The root cause of this appalling mess is – wait for it – money! As usual. An investment company is offering the government no less than P7 billion to get hold of the 2,000-hectare farm in order to establish a golf course, an hotel and other sundry developments.

Does this work out at P35 million per hectare and if so how does this compare with current land values in Gaborone?

But a golf course! The old Gaborone Golf Club uses brown water. Phakalane may well be doing the same. But a golf course in the Kgale area could not do so. It would have to use huge quantities of potable water.

If that is indeed the case, I really do believe that we have lost our marbles. But then again, I have to assume that matters could not have reached this stage unless a fairly detailed, costed plan had been approved by the government. But why would it have done so? Recently, the President blocked the move by a development company to take over the old Gabs Golf Club. Has he given the nod to another investor to do at the other end of the city what was blocked in the town centre? Curious. To get a better idea of the situation, though I do hope that a newspaper will tell us how the Balete have been using this land since they acquired it in 1921.

Nowhere have I seen it mentioned that individuals using that land would need to be compensated.

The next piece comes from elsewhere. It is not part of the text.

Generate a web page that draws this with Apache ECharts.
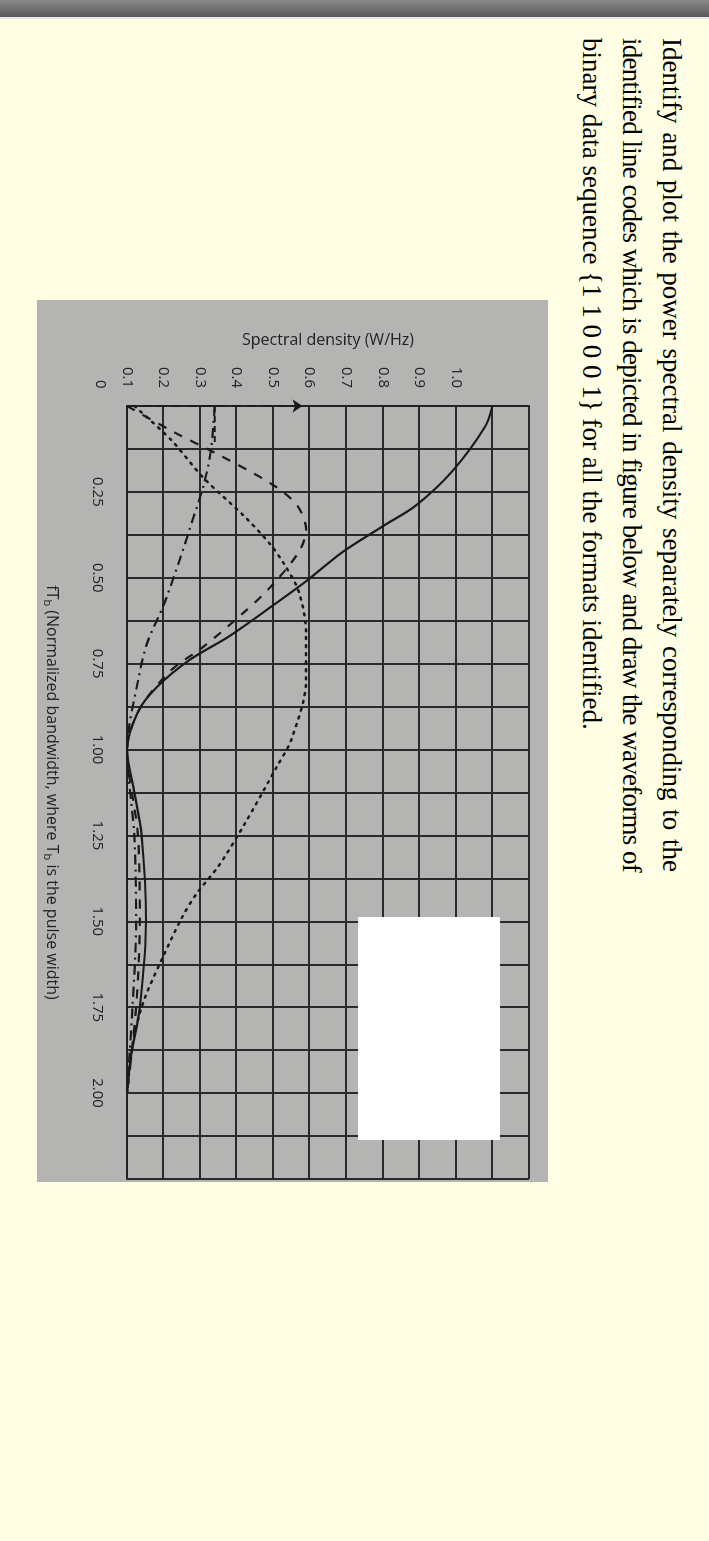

But enough of that topic. Let us end the year with Minister Sadique Kebonang who has broken ranks to confirm that senior members of the government as well as to leaders of the opposition parties have ben regular recipients of slush money.  This kind of story is mesmerising, at least for me. Where does the cash come from, and what is being gained or purchased by these monetary favours.

Nobody hands out cash without expecting something in return. Maybe in the new year, we can hope that the Minister will fill in the gaps. Scratch beneath the surface of so many problems today to identify the cause – and there it invariably is, money.

It was money which enabled the country to escape from its pre-1970 poverty. But now the circle has been completed and what it created it is now destroying. Money is a drug like the other better-known drugs. Like them, it can ruin lives as well as make them.

It corrupts and corrodes. Something urgently needs to be done before it really is too late. Depressing, isn’t it? Despite that, I really do wish you all the best of a long, sustaining holiday.